Ещё более значительной трансформации (трансмутации по Алесю Рязанову) подверглась баллада, что обусловлено как внутренними законами поэтики, так и тем, что её формы использовали на протяжении значительного времени поэты самых различных стилей и ориентаций. Первые баллады Я. Чечёта были длиннее поэм. В наше время, когда сама поэма состоит из 200 строк – у Чечёта объёмнее интродукция, баллада абсолютно не похожа на классические образы. В. Шнип на этом пути создал цикл «Баллады года», в котором на 12 баллад использовал ровно 182 строки (на каждую от 10 (!) до 18 (!). И это в форме жанра, в котором в ХІХ веке только для описания фона действия иногда использовали не одну страницу.
В своё время всех сразило произведение В. Брюсова, состоящее из одной строчки: «О закрой свои бледные ноги!» (оно посвящено совсем не тому, о чём вы подумали сразу, как и высказывание Ф. Достоевского о красоте, которая спасёт мир, цитируемое абсолютно неправильно и не к месту, ибо там речь идёт о величии красоты учения Христа). Ныне появляются циклы стихов, состоящие из двух, максимум из трёх строчек, напоминающих классические японские стихотворные формы. Популярностью пользуются афоризмы, переделанные пословицы, притчи в соломоновском стиле, пунктиры, перформансы, пересказы и адаптации классических произведений. Зачастую от многотомных собраний сочинений остаются лишь редуцированные крылатые слова, да и то цитируемые в совсем ином смысле, нежели у автора.

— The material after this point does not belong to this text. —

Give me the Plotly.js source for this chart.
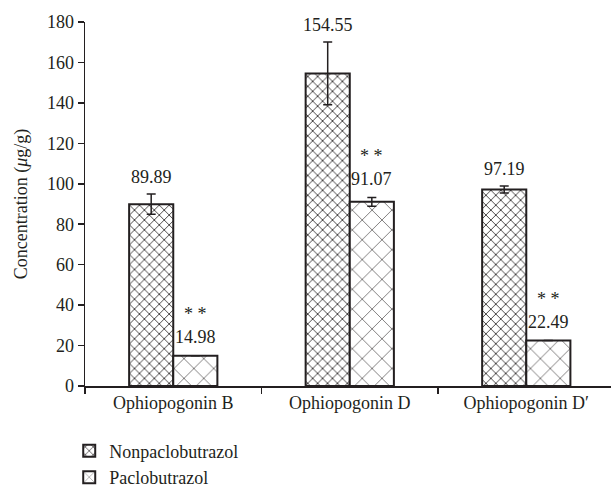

В этом плане чрезвычайно актуальны творческие поиски Алеся Рязанова, создавшего собственные поэтические формы, до этого времени не свойственные не только белорусской, но и европейской поэзии: зномы, версеты, квантемы, пунктиры, стихосказы. «Поэзия – это своеобразная веда», – отмечено в одном из зномов. Что же касается самих зномов, то это веда, в которой поэзия кристаллизуется в основы и, кристаллизуясь, приобретает особенные свойства. Они, подобно версетам, сублимируют особенности иных (или одного универсального) жанров и, словно стихосказы, вытекают из самой сущности языка. В них слово, вынесенное в заглавие, выявляет и высказывает себя и вырисовывается таким образом в картину, а звук переводится в звукосмысл. А. Рязанов проник в саму сущность творчества. Он считает, что искусство помнит иную действительность, не существующую для будничного сознания. Оно – наше утраченное зрение, оно – наш утраченный слух, и оно – обещание, что мы всё равно когда-нибудь станем слышащими и зрячими. Философия поэзии Алеся Рязанова служит этой великой цели, ибо все находятся на одинаковом расстоянии от Бога, но на разном – к Богу.
Под знаком эксперимента минимизации развивается и поэзия молодых современных поэтов (прежде всего А. Ходановича), выигрывающих всё новые и новые международные поэтические конкурсы (например, Вальжина Морт в Нью-Йорке). А это тоже путь к поиску своего места в мировой литературе.